L'Europe attend l'Allemagne
Le fait que l'Allemagne ne se soit toujours pas dotée d'un gouvernement est préoccupant, estime Handelsblatt, notamment au vu des grandes missions qui attendent l'UE en 2018 :
«Pour l'instant, la chancelière n'a aucune proposition révolutionnaire concernant le futur financement de l'UE. De plus, Angela Merkel n'aura pas encore droit au chapitre en février, car son nouveau gouvernement ne sera certainement pas encore formé d'ici là. Dès le printemps, les nombreux chantiers se succéderont à grande vitesse au sein de l'UE. Dès le mois de juin, des décisions essentielles sont attendues notamment en matière de réforme de l'Union monétaire, avec la mise en place d'un système européen de garantie des dépôts, mais aussi concernant la modernisation du droit d'asile européen. Tous ces chantiers resteront en friche si le plus grand Etat membre ne réussit pas dans les plus brefs délais à former un gouvernement. L'Europe attend l'Allemagne.»

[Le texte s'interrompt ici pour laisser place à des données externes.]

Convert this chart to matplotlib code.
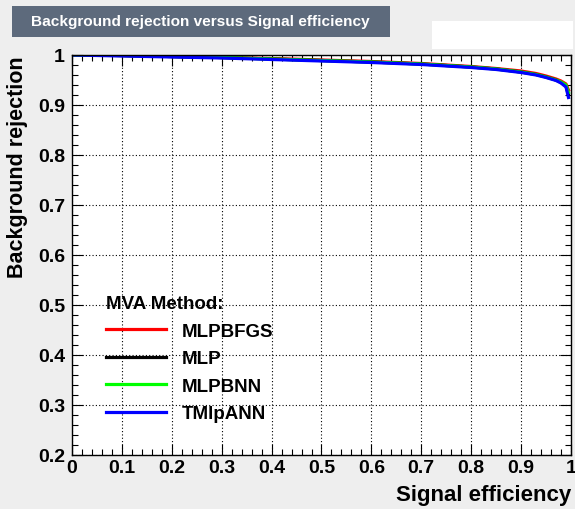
import matplotlib
matplotlib.use("Agg")
import matplotlib.pyplot as plt
import matplotlib.ticker as mticker
from matplotlib.patches import Rectangle

# ROC-style curves
sig_eff = [0.0, 0.1, 0.2, 0.3, 0.4, 0.5, 0.6, 0.7, 0.8, 0.85, 0.9, 0.93, 0.95, 0.97, 0.98, 0.99, 0.995]
rej_bfgs = [1.0, 0.999, 0.997, 0.995, 0.993, 0.990, 0.987, 0.983, 0.977, 0.973, 0.968, 0.963, 0.958, 0.952, 0.948, 0.942, 0.930]
rej_mlp = [1.0, 0.999, 0.997, 0.995, 0.992, 0.989, 0.986, 0.982, 0.976, 0.972, 0.966, 0.961, 0.956, 0.950, 0.945, 0.938, 0.920]
rej_bnn = [1.0, 0.999, 0.997, 0.995, 0.992, 0.989, 0.986, 0.982, 0.976, 0.972, 0.966, 0.961, 0.956, 0.950, 0.946, 0.940, 0.925]
rej_tmlp = [1.0, 0.998, 0.996, 0.994, 0.991, 0.988, 0.985, 0.981, 0.975, 0.971, 0.965, 0.960, 0.955, 0.949, 0.944, 0.936, 0.915]

methods = ["MLPBFGS", "MLP", "MLPBNN", "TMlpANN"]
curves = [rej_bfgs, rej_mlp, rej_bnn, rej_tmlp]
colors = ["#ff0000", "#000000", "#00ff00", "#0000ff"]

x_ticks = [0, 0.1, 0.2, 0.3, 0.4, 0.5, 0.6, 0.7, 0.8, 0.9, 1]
x_labels = ["0", "0.1", "0.2", "0.3", "0.4", "0.5", "0.6", "0.7", "0.8", "0.9", "1"]
y_ticks = [0.2, 0.3, 0.4, 0.5, 0.6, 0.7, 0.8, 0.9, 1]
y_labels = ["0.2", "0.3", "0.4", "0.5", "0.6", "0.7", "0.8", "0.9", "1"]

plt.rcParams['font.family'] = ['Liberation Sans', 'DejaVu Sans']
plt.rcParams['font.weight'] = 'bold'

fig = plt.figure(figsize=(5.75, 5.10), dpi=100)
fig.patch.set_facecolor("#eeeeee")
ax = fig.add_axes([0.1252, 0.1059, 0.8678, 0.7843])
ax.set_facecolor("white")

lines = []
for name, rej, c in zip(methods, curves, colors):
    ln, = ax.plot(sig_eff, rej, color=c, lw=2.3, label=name)
    lines.append(ln)

ax.set_xlim(0, 1)
ax.set_ylim(0.2, 1)
ax.set_xticks(x_ticks)
ax.set_xticklabels(x_labels)
ax.set_yticks(y_ticks)
ax.set_yticklabels(y_labels)
ax.xaxis.set_minor_locator(mticker.MultipleLocator(0.02))
ax.yaxis.set_minor_locator(mticker.MultipleLocator(0.02))
ax.tick_params(which="both", direction="in", top=True, right=True, labelsize=14, width=0.8)
ax.tick_params(which="major", length=8)
ax.tick_params(which="minor", length=4)
ax.tick_params(axis="x", which="major", pad=3)
ax.tick_params(axis="y", which="major", pad=5)
for t in ax.get_xticklabels() + ax.get_yticklabels():
    t.set_fontweight("bold")
ax.grid(which="major", color="black", linestyle=(0, (1, 2)), lw=0.8)
for s in ax.spines.values():
    s.set_linewidth(1.0)

ax.set_xlabel("Signal efficiency", fontsize=16, fontweight="bold", loc="right", labelpad=6)
ax.set_ylabel("Background rejection", fontsize=15.5, fontweight="bold", ha="right")
ax.yaxis.set_label_coords(-0.088, 1.0)

leg = ax.legend(handles=lines, title="MVA Method:", loc="lower left", bbox_to_anchor=(0.035, 0.04),
                frameon=False, fontsize=13.5, title_fontsize=13.5, handlelength=3.2,
                handletextpad=0.8, labelspacing=0.55)
leg.get_title().set_fontweight("bold")
leg._legend_box.align = "left"
for t in leg.get_texts():
    t.set_fontweight("bold")

# title box and blank box at top
fig.patches.append(Rectangle((12 / 575, 1 - 38 / 510), 378 / 575, 31 / 510, transform=fig.transFigure,
                             facecolor="#5d6a7c", edgecolor="none"))
fig.text(200 / 575, 1 - 22 / 510, "Background rejection versus Signal efficiency", color="white",
         fontsize=11.1, fontweight="bold", ha="center", va="center")
fig.patches.append(Rectangle((432 / 575, 1 - 50 / 510), 141 / 575, 28 / 510, transform=fig.transFigure,
                             facecolor="white", edgecolor="none"))

fig.savefig("out.png", dpi=100, facecolor=fig.get_facecolor())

Rien ne s'oppose à une grande coalition
Les médias allemands qui évoquent déjà la fin de l'ère Merkel n'ont rien compris, estime Kurier :
«Les deux périodes pendant lesquelles Angela Merkel se trouvait à la tête [d'une grande coalition] ont été marquées par une bonne gestion de la grande crise (2005-2009) et le grand miracle économique allemand (2013-2017). Selon tous les paramètres, l'Allemagne ne s'est jamais mieux portée. Malgré toutes les hésitations qu'on ne cesse de reprocher à Merkel – ou peut-être justement à cause de sa prudence. Seule la crise migratoire a affaibli son dernier score électoral. Outre les revirements du président du SPD et une CSU en déclin désireuse de se mesurer à la CDU, tout ou presque porte à croire qu’une nouvelle grande coalition pourrait réussir, si l'on fait abstraction des préjugés et des condamnations prématurées par les médias.»